Trump's lawyers reportedly want him to refuse an interview with special counsel Robert Mueller

  • President Trump's lawyers are reportedly telling him not to sit down for questions with special counsel Robert Mueller.
  • Trump has publicly said he wants to interview with Mueller in his Russia investigation.
President Donald Trump walks in a corridor after a meeting during the World Economic Forum (WEF) annual meeting in Davos, Switzerland January 25, 2018.
Denis Balibouse | Reuters
President Donald Trump walks in a corridor after a meeting during the World Economic Forum (WEF) annual meeting in Davos, Switzerland January 25, 2018.

President Donald Trump may not voluntarily take questions from special counsel Robert Mueller, after all.

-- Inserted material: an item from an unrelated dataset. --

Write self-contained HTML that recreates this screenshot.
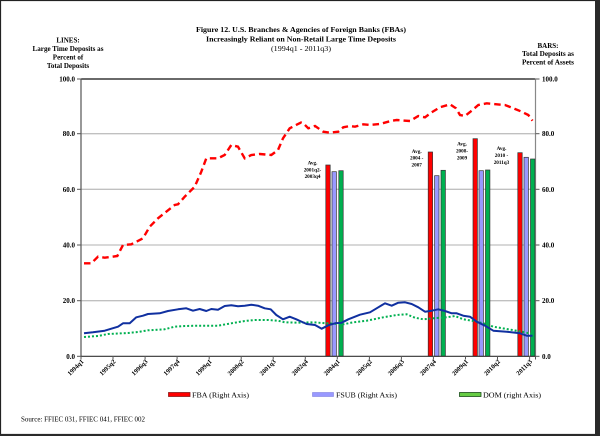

The president's lawyers have cautioned him not to take wide-ranging questions from Mueller's team for its Russia investigation, The New York Times reported, citing four sources briefed on the matter. Trump has a history of making false claims, and lawyers worry he could get charged with lying to investigators, according to the newspaper.

The president has publicly said he wants to speak with Mueller about the probe into Russian efforts to influence the 2016 election. That investigation includes looking into whether the Trump campaign coordinated with the Kremlin and, reportedly, whether he obstructed justice.

A refusal to take questions could lead Mueller to compel Trump to testify before a grand jury, the Times reported. That scenario could spark a legal battle ahead of this year's midterm elections in November.

Asked for comment, one of Trump's lawyers, Ty Cobb — whom the Times describes as one of the few advisors urging Trump to cooperate — said discussions are ongoing between the office of the special counsel and the president's legal team, but he didn't shed more light on the situation beyond that.

"The professional and active discussions between the OSC and the President's personal lawyers regarding how and under what terms information will be exchanged are understandably private," Cobb told CNBC in an emailed statement.